Palestinian Authority Foreign Minister Riyad Al-Malki told the official daily Al-Ayyam on Monday that nine Arab foreign ministers, comprising the followup committee for the Arab Peace Initiative, had agreed during a meeting in Paris Saturday to present to Kerry a unified Arab position on core Palestinian demands.

The meeting between Kerry and the foreign ministers took place on Sunday evening at the residence of the American ambassador in Paris, and is the fifth meeting between Kerry and the Arab follow-up committee, Al-Ayyam reported.

“A clear and unified Arab and Palestinian position was presented [to Kerry] rejecting the recognition of Israel as a Jewish state,” Malki told the daily. “The American secretary heard this position from me and from other Arab foreign ministers, who also consider East Jerusalem to be the capital of the Palestinian state.”

The Arab positions on Jerusalem and Israel’s “Jewishness” are a direct challenge to a demand voiced by Israeli Prime Minister Benjamin Netanyahu for signing a peace deal with the Palestinians. In recent days, Netanyahu was quoted by Israeli media as saying that he will push for the exclusion of the Jerusalem issue from negotiations.
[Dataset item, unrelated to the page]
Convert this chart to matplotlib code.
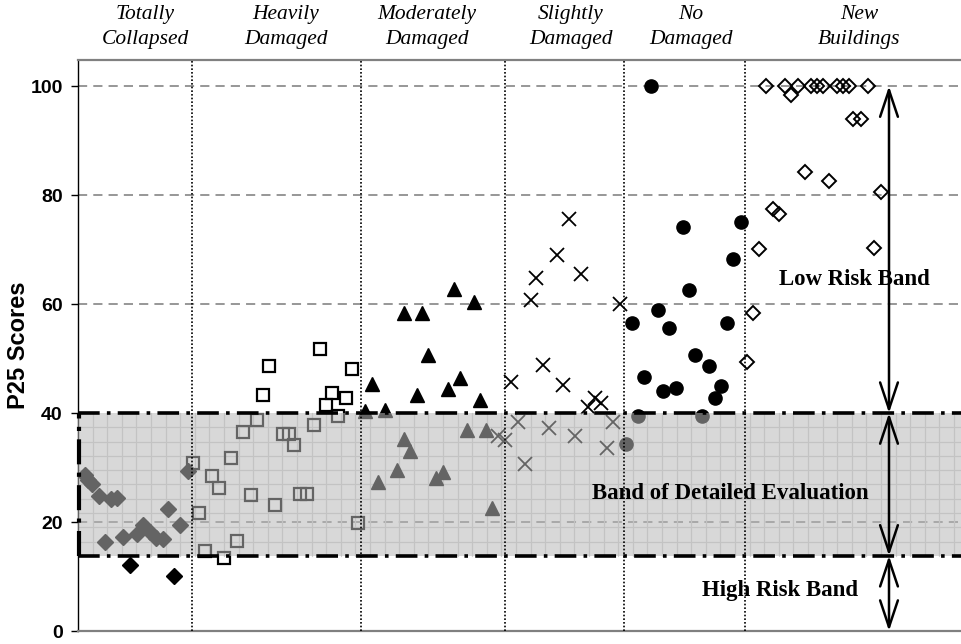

Netanyahu faces heavy pressure to hold his ground from coalition partners as well as hardliner members of his Likud party. Economy Minister Naftali Bennett, the head of the Jewish Home party, threatened on January 7 to leave the coalition if any concessions were made on Jerusalem.

“Enough with the games,” Bennett told an audience in Tel Aviv. “We will no longer play word games: ’67 lines’ means the division of Jerusalem; giving up the Mount of Olives where Menachem Begin, Rav Kook, and Eliezer Ben-Yehuda are buried; and giving up the Western Wall, the Temple Mount, and the Old City.”
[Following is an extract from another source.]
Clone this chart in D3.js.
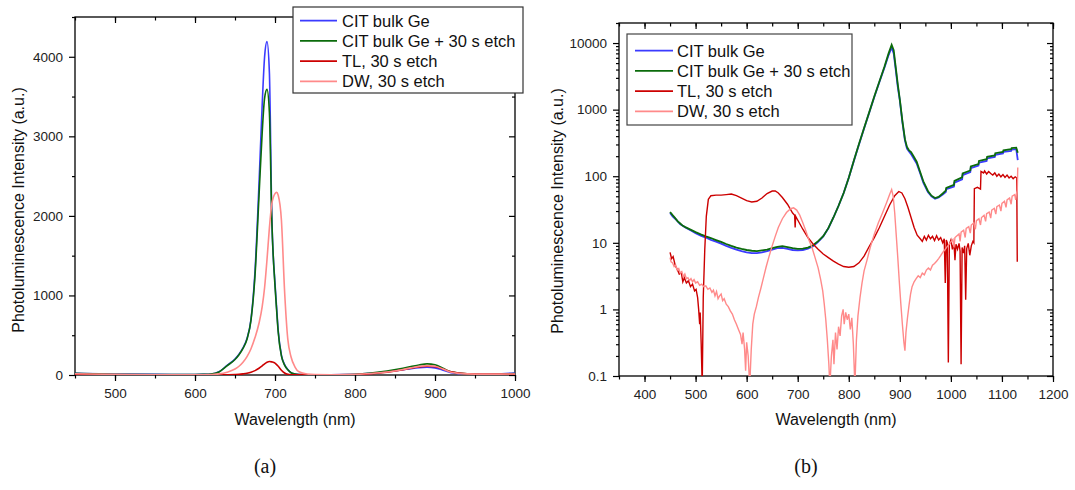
<!DOCTYPE html>
<html>
<head>
<meta charset="utf-8">
<script src="https://cdn.jsdelivr.net/npm/d3@7"></script>
<style>
body { margin: 0; background: #fff; }
svg { display: block; font-family: "Liberation Sans", Arial, sans-serif; }
.axis line { stroke: #000; stroke-width: 1.2; }
.axis text { font-size: 13.5px; fill: #222; font-family: "Liberation Sans", Arial, sans-serif; }
</style>
</head>
<body>
<svg id="fig" width="1075" height="490"></svg>
<script>
// series names + colours (same for both panels)
const seriesNames = ["CIT bulk Ge", "CIT bulk Ge + 30 s etch", "TL, 30 s etch", "DW, 30 s etch"];
const seriesColors = ["#3b3bff", "#0b6b0b", "#cc0000", "#ff8a8a"];

// panel (a), linear intensity
const wlLin = [450, 500, 550, 600, 610, 620, 630, 640, 650, 655, 660, 665, 670, 675, 680, 684, 687, 690, 693, 696, 700, 702, 704, 708, 712, 716, 720, 725, 730, 740, 750, 770, 800, 820, 840, 860, 870, 880, 890, 900, 910, 920, 940, 960, 1000];
const linCIT = [22, 12, 8, 6, 8, 12, 40, 120, 200, 260, 340, 460, 700, 1300, 2400, 3400, 4000, 4190, 3800, 2000, 1150, 850, 560, 250, 130, 70, 30, 12, 6, 4, 3, 3, 8, 20, 40, 65, 80, 92, 98, 90, 60, 30, 12, 10, 25];
const linCITetch = [20, 10, 7, 6, 8, 12, 38, 115, 195, 255, 335, 450, 690, 1250, 2250, 3050, 3480, 3590, 3300, 1950, 1120, 820, 540, 240, 125, 65, 28, 12, 6, 4, 3, 4, 10, 25, 50, 85, 105, 125, 140, 128, 85, 40, 14, 10, 18];
const linTL = [8, 2, 0, 0, 0, 0, 0, 2, 5, 8, 14, 22, 35, 55, 85, 115, 140, 160, 170, 165, 150, 130, 110, 60, 25, 8, 3, 2, 2, 1, 1, 1, 4, 15, 35, 65, 85, 100, 110, 105, 75, 40, 15, 12, 10];
const linDW = [15, 8, 4, 2, 3, 6, 14, 35, 75, 110, 160, 230, 330, 470, 650, 860, 1100, 1450, 1850, 2150, 2280, 2296, 2260, 1950, 1050, 450, 230, 100, 40, 12, 6, 4, 8, 18, 38, 70, 90, 108, 118, 110, 75, 35, 14, 11, 12];

const xTicksA = [500, 600, 700, 800, 900, 1000];
const xMinorA = [450, 500, 550, 600, 650, 700, 750, 800, 850, 900, 950, 1000];
const yTicksA = [0, 1000, 2000, 3000, 4000];
const yMinorA = [500, 1500, 2500, 3500, 4500];

// panel (b), log intensity: [nm, CIT bulk Ge, CIT bulk Ge + etch]
const citLog = [[450,28,29],[455,25,26],[460,23,23.5],[465,21,21],[470,19,19.5],[475,18,18],[480,17,17.2],[490,15.4,15.8],[500,14,14.5],[510,12.8,13.4],[520,12,12.5],[530,11.1,11.8],[540,10.4,11],[550,9.7,10.3],[560,9,9.6],[570,8.4,9],[580,7.9,8.5],[590,7.5,8.1],[600,7.2,7.8],[610,7,7.6],[620,7,7.5],[630,7.2,7.7],[640,7.5,7.9],[650,7.9,8.3],[660,8.3,8.7],[670,8.4,8.9],[680,8.1,8.6],[690,7.8,8.3],[700,7.7,8.1],[710,7.8,8.2],[720,8.2,8.5],[730,8.9,9.2],[740,10.3,10.6],[750,12.5,12.6],[760,16.5,16.6],[770,24,24],[780,36,36],[790,56,56],[800,95,95],[810,170,172],[820,300,305],[830,520,530],[840,900,910],[850,1550,1580],[860,2600,2650],[870,4300,4450],[878,6600,7000],[884,8600,9400],[888,7000,7800],[892,4000,4300],[896,2200,2400],[900,1380,1420],[905,650,680],[910,345,360],[914,260,275],[918,235,245],[922,215,230],[926,190,205],[933,155,165],[940,110,115],[946,80,84],[955,58,60],[962,50,51],[969,46,47],[976,48,49],[984,53,55],[990,58,61],[991,64,67],[1006,70,74],[1007,80,85],[1022,90,96],[1023,104,110],[1038,115,122],[1039,132,140],[1054,145,152],[1055,160,170],[1070,170,180],[1071,185,196],[1086,195,205],[1087,210,222],[1102,220,232],[1103,232,245],[1118,240,255],[1119,250,265],[1128,255,268],[1131,175,225]];

// [nm, TL 30 s etch]
const tlLog = [[450,7.2],[453,5.8],[456,6.2],[460,4.6],[464,4],[468,3.4],[472,3.6],[475,2.6],[478,3],[482,2.5],[486,2.7],[490,2.2],[494,2.4],[498,1.9],[501,2],[504,1.5],[506,1],[508,0.6],[509,0.9],[511,0.3],[513,0.07],[515,1.5],[518,8],[521,25],[525,45],[530,51],[540,52],[550,52],[560,53],[570,54],[580,51],[590,47],[600,43],[610,41],[620,42],[630,47],[640,55],[650,60],[656,60],[662,56],[670,48],[680,38],[690,28],[694,26],[695,17],[696,25],[700,22],[710,16],[720,12],[730,9.6],[740,8],[750,6.8],[760,6],[770,5.3],[780,4.8],[790,4.4],[800,4.3],[810,4.4],[820,5],[830,6.3],[840,8.8],[850,12],[860,17],[870,25],[880,37],[890,51],[898,59],[904,56],[910,46],[916,34],[922,24],[928,17],[934,13],[940,11.5],[944,10.5],[948,12.5],[952,11],[956,13],[960,11.5],[964,12.5],[968,10.8],[972,12.8],[976,11],[980,12],[984,10],[987,11.5],[989,2.5],[991,11],[993,10],[995,0.16],[997,9.5],[1000,11],[1003,8],[1006,10],[1008,5.5],[1010,9.5],[1013,8],[1016,9.8],[1018,7.5],[1020,0.15],[1022,8.5],[1025,7],[1027,9],[1029,1.4],[1031,8.2],[1034,9.8],[1037,6.5],[1040,9],[1043,10.5],[1045,10],[1046,65],[1052,68],[1058,64],[1059,118],[1064,112],[1066,120],[1070,108],[1074,118],[1078,110],[1082,104],[1086,112],[1090,100],[1094,108],[1098,98],[1102,106],[1106,96],[1110,104],[1114,94],[1118,100],[1122,92],[1126,98],[1129,94],[1130,5.2]];

// [nm, DW 30 s etch]
const dwLog = [[450,6],[452,5.2],[455,5],[458,4.4],[461,4.6],[464,3.9],[467,4.1],[470,3.5],[473,3.7],[476,3.1],[479,3.4],[482,2.9],[485,3],[488,2.7],[491,2.9],[494,2.6],[497,2.8],[500,2.5],[504,2.6],[508,2.3],[512,2.4],[516,2.2],[520,2.25],[524,2],[528,2.1],[532,1.8],[535,1.95],[538,1.6],[541,1.85],[544,1.45],[547,1.6],[550,1.7],[553,1.35],[556,1.45],[560,1.2],[564,1.1],[568,0.95],[572,0.85],[576,0.7],[580,0.6],[584,0.5],[588,0.42],[591,0.3],[593,0.45],[596,0.25],[598,0.12],[600,0.32],[603,0.2],[606,0.07],[609,0.25],[612,0.6],[615,0.85],[619,1.1],[623,1.5],[628,2.1],[633,3],[638,4.3],[644,6.3],[650,9],[656,12.5],[662,17],[670,23],[678,28.5],[686,32.5],[692,33.5],[698,31],[704,26],[710,20],[716,15],[722,11],[728,8.5],[734,6],[740,4.2],[745,2.8],[749,1.9],[752,1.2],[755,0.7],[758,0.35],[761,0.15],[763,0.07],[766,0.2],[769,0.35],[771,0.15],[774,0.45],[777,0.25],[780,0.55],[783,0.4],[786,0.8],[789,1],[791,0.6],[794,0.9],[797,0.7],[800,0.85],[803,0.5],[806,0.75],[809,0.3],[812,0.07],[815,0.35],[818,0.8],[822,1.5],[826,2.5],[830,3.8],[836,5.6],[842,8.5],[850,13.5],[858,20],[866,28],[874,40],[880,53],[884,63],[887,50],[890,28],[893,13],[896,6],[899,2.6],[902,1.2],[905,0.6],[908,0.32],[910,0.24],[912,0.45],[915,0.75],[918,1.15],[921,1.7],[924,2.2],[928,2.6],[932,2.9],[936,3.2],[940,3],[944,3.5],[948,3.3],[952,3.9],[956,4.2],[960,3.9],[964,4.6],[968,4.9],[972,5.3],[976,5.8],[980,6.4],[984,7.2],[988,7.8],[992,8.6],[996,9.4],[1000,10.3],[1004,11.2],[1006,8.5],[1008,12],[1012,12.8],[1016,13.6],[1018,10.5],[1020,14.5],[1025,15.5],[1028,12],[1030,16.5],[1035,17.5],[1038,14],[1040,18.5],[1045,20],[1048,16],[1050,21.5],[1055,23],[1058,18.5],[1060,24],[1065,26],[1068,21],[1070,27.5],[1075,29],[1078,23.5],[1080,31],[1085,33],[1088,27],[1090,35],[1095,37],[1098,30],[1100,39],[1105,42],[1108,34],[1110,44],[1115,47],[1118,38],[1120,50],[1125,53],[1127,44],[1129,57],[1130,62],[1131,135]];

const xTicksB = [400, 500, 600, 700, 800, 900, 1000, 1100, 1200];
const xMinorB = [350, 400, 450, 500, 550, 600, 650, 700, 750, 800, 850, 900, 950, 1000, 1050, 1100, 1150, 1200];
const yTicksB = [0.1, 1, 10, 100, 1000, 10000];

const svg = d3.select("#fig");
svg.append("rect").attr("width", 1075).attr("height", 490).attr("fill", "#fff");

// frame with ticks on all four sides (outward bottom/left, inward top/right)
function frameAxes(x, y, xMajor, xMinor, yMajor, yMinor) {
  const [x0, x1] = x.range();
  const [y0, y1] = y.range();
  const g = svg.append("g").attr("class", "axis");

  g.append("g").attr("transform", `translate(0,${y0})`)
    .call(d3.axisBottom(x).tickValues(xMinor).tickSize(3.5).tickFormat(""));
  g.append("g").attr("transform", `translate(0,${y0})`)
    .call(d3.axisBottom(x).tickValues(xMajor).tickSize(6).tickPadding(7).tickFormat(d => String(d)));
  g.append("g").attr("transform", `translate(0,${y1})`)
    .call(d3.axisBottom(x).tickValues(xMinor).tickSize(3.5).tickFormat(""));
  g.append("g").attr("transform", `translate(0,${y1})`)
    .call(d3.axisBottom(x).tickValues(xMajor).tickSize(6).tickFormat(""));

  g.append("g").attr("transform", `translate(${x0},0)`)
    .call(d3.axisLeft(y).tickValues(yMinor).tickSize(3).tickFormat(""));
  g.append("g").attr("transform", `translate(${x0},0)`)
    .call(d3.axisLeft(y).tickValues(yMajor).tickSize(6).tickPadding(6).tickFormat(d => String(d)));
  g.append("g").attr("transform", `translate(${x1},0)`)
    .call(d3.axisRight(y).tickValues(yMinor).tickSize(-3).tickFormat(""));
  g.append("g").attr("transform", `translate(${x1},0)`)
    .call(d3.axisRight(y).tickValues(yMajor).tickSize(-6).tickFormat(""));

  g.selectAll(".domain").remove();
  svg.append("rect")
    .attr("x", x0).attr("y", y1)
    .attr("width", x1 - x0).attr("height", y0 - y1)
    .attr("fill", "none").attr("stroke", "#000").attr("stroke-width", 1.3);
}

function titles(x, y, yTitleX, yTitleY) {
  const [x0, x1] = x.range();
  svg.append("text")
    .attr("x", (x0 + x1) / 2).attr("y", 419).attr("dy", "0.35em")
    .attr("text-anchor", "middle").attr("font-size", 16).attr("fill", "#111")
    .text("Wavelength (nm)");
  svg.append("text")
    .attr("transform", `translate(${yTitleX},${yTitleY}) rotate(-90)`)
    .attr("dy", "0.35em")
    .attr("text-anchor", "middle").attr("font-size", 16).attr("fill", "#111")
    .text("Photoluminescence Intensity (a.u.)");
}

function legend(bx, by, bw, bh, rowY, lineX0, lineX1, textX, borderColor) {
  svg.append("rect")
    .attr("x", bx).attr("y", by).attr("width", bw).attr("height", bh)
    .attr("fill", "#fff").attr("stroke", borderColor).attr("stroke-width", 1.2);
  seriesNames.forEach((name, i) => {
    const yy = rowY + i * 20.2;
    svg.append("line")
      .attr("x1", lineX0).attr("x2", lineX1).attr("y1", yy).attr("y2", yy)
      .attr("stroke", seriesColors[i]).attr("stroke-width", 1.8);
    svg.append("text")
      .attr("x", textX).attr("y", yy).attr("dy", "0.36em")
      .attr("font-size", 16.5).attr("fill", "#111")
      .text(name);
  });
}

// ---------- panel (a) ----------
const xA = d3.scaleLinear().domain([450, 1000]).range([75, 515]);
const yA = d3.scaleLinear().domain([0, 4500]).range([375, 17]);

svg.append("clipPath").attr("id", "clipA")
  .append("rect").attr("x", 75).attr("y", 17).attr("width", 440).attr("height", 358);

frameAxes(xA, yA, xTicksA, xMinorA, yTicksA, yMinorA);
titles(xA, yA, 18, 210);

const lineA = d3.line()
  .x(d => xA(d[0])).y(d => yA(d[1]))
  .curve(d3.curveMonotoneX);

[linCIT, linCITetch, linTL, linDW].forEach((vals, i) => {
  svg.append("path")
    .datum(wlLin.map((w, k) => [w, vals[k]]))
    .attr("clip-path", "url(#clipA)")
    .attr("fill", "none")
    .attr("stroke", seriesColors[i])
    .attr("stroke-width", 1.6)
    .attr("d", lineA);
});

legend(293, 7, 230, 86, 20.7, 300, 337, 342, "#333");

// ---------- panel (b) ----------
const xB = d3.scaleLinear().domain([350, 1200]).range([619, 1053]);
const yB = d3.scaleLog().domain([0.1, 20000]).range([376, 23]);
const yMinorB = yB.ticks().filter(v => !yTicksB.includes(v));

svg.append("clipPath").attr("id", "clipB")
  .append("rect").attr("x", 619).attr("y", 23).attr("width", 434).attr("height", 353);

frameAxes(xB, yB, xTicksB, xMinorB, yTicksB, yMinorB);
titles(xB, yB, 557, 211);

const lineB = d3.line().x(d => xB(d[0])).y(d => yB(d[1]));

const logSeries = [
  citLog.map(d => [d[0], d[1]]),
  citLog.map(d => [d[0], d[2]]),
  tlLog,
  dwLog
];
logSeries.forEach((pts, i) => {
  svg.append("path")
    .datum(pts)
    .attr("clip-path", "url(#clipB)")
    .attr("fill", "none")
    .attr("stroke", seriesColors[i])
    .attr("stroke-width", i < 2 ? 1.8 : 1.4)
    .attr("d", lineB);
});

legend(627, 34, 225, 91, 50.7, 635, 673, 677, "#444");

// sub-captions
svg.append("text").attr("x", 265).attr("y", 466).attr("dy", "0.35em")
  .attr("text-anchor", "middle").attr("font-size", 20)
  .attr("font-family", "'Liberation Serif', 'DejaVu Serif', serif").attr("fill", "#111")
  .text("(a)");
svg.append("text").attr("x", 806).attr("y", 466).attr("dy", "0.35em")
  .attr("text-anchor", "middle").attr("font-size", 20)
  .attr("font-family", "'Liberation Serif', 'DejaVu Serif', serif").attr("fill", "#111")
  .text("(b)");
</script>
</body>
</html>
The Arab ministers’ position comes amid a toughening in Palestinian rhetoric as well, as the US prepares to present both sides with a framework agreement which will specify all core issues and open a new round of negotiations.

In a fiery speech delivered Saturday, Abbas said that Palestinians will never forgo the demand for East Jerusalem as the capital of the future Palestinian state. Abbas also said he will not recognize Israel as the homeland of the Jewish people, an Israeli demand the United States has endorsed.
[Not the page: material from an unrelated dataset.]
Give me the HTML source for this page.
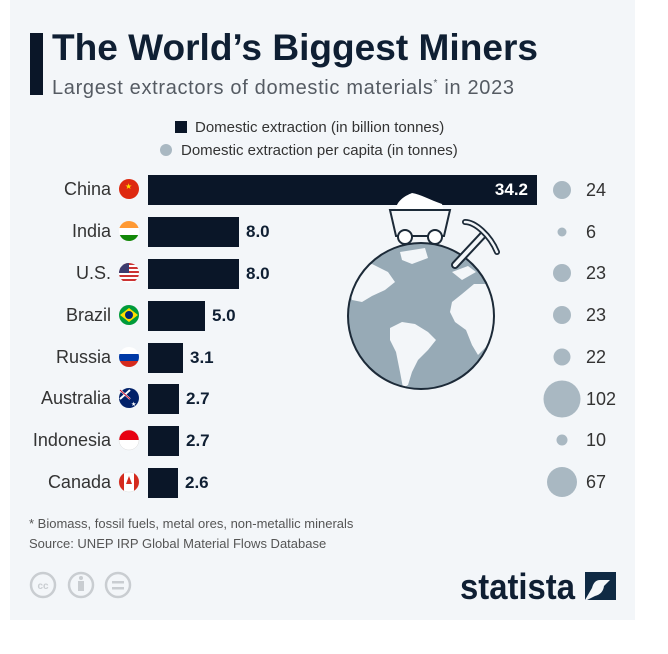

Speaking to the press in Paris, Kerry did not comment on the Arab position but said only that both sides “have made tough choices, and they are contemplating even tougher choices in the weeks ahead.” Last week, a US State Department spokesman denied the US was seeking to alter the 2002 Arab Peace Initiative to recognize Israel as a Jewish State.

According to Malki, Kerry told the Arab ministers that if negotiations failed he would not hesitate to publicly name the side “which provided concessions and cooperated with his efforts and the side which refused to cooperate.”